Kitajima, M., Toyota, M., Dinet, J., Amiot, C., Bauchet, C., and Verdel, H. (2022). Language and Image in Behavioral Ecology. COGNITIVE 2022 : The Fourteenth International Conference on Advanced Cognitive Technologies and Applications, 1-10.

 

Language and Image in Behavioral Ecology

Ideas are created in one's mind through cognitive processes after obtaining perceptual stimuli either by hearing or reading words or by seeing images. They should have different representations depending on their origin of information, i.e., words or images, and the cognitive processes for dealing with them. The comparison between these processes is often labeled by the terms, "word and wordless thought" and there is a strong argument that favors wordless thought.
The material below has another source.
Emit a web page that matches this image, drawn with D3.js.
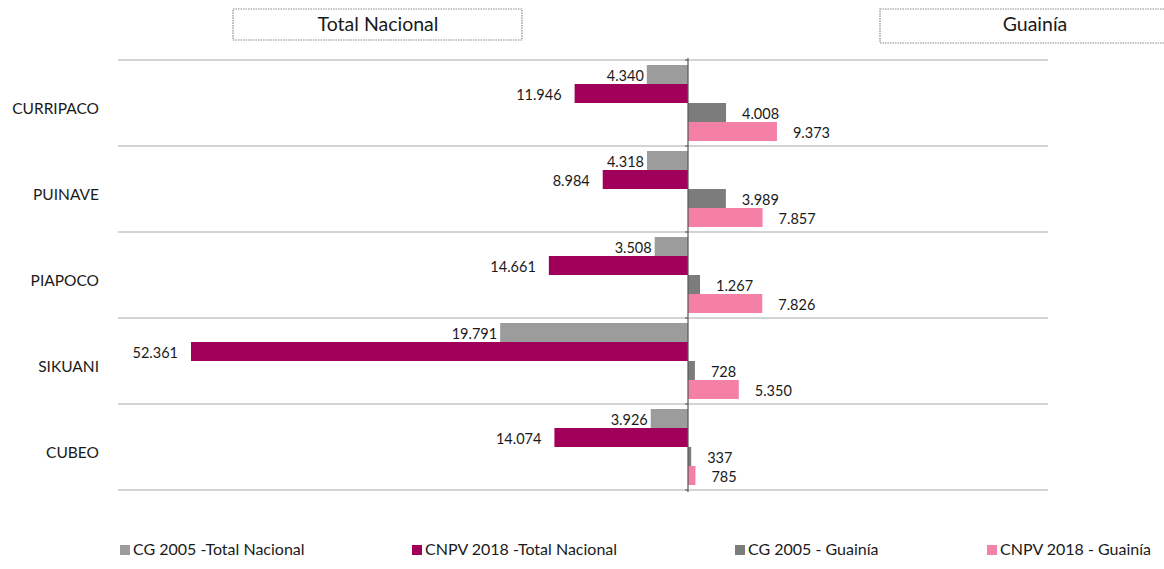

The purpose of this paper is to compare the two cognitive processes for words and images by applying the state of the art cognitive architecture, the Model Human Processor with Realtime Constraints (MHP/RT) proposed by Kitajima and Toyota, developed for understanding behavioral ecology of human beings. This study shows that the perceived dimensionality of images is larger than that of words, which leads to the conclusion that the number of discriminable states for images is an order of magnitude larger than that of words, and due to this, image-based processing can store information about absolute times in memory but word-based processing cannot. This should lend significantly larger expressive power to image-based processing. It is argued that the loss of reality in word-based processing results in significant implications for the development of globalization and the illusion of mutual understanding in word-level communications.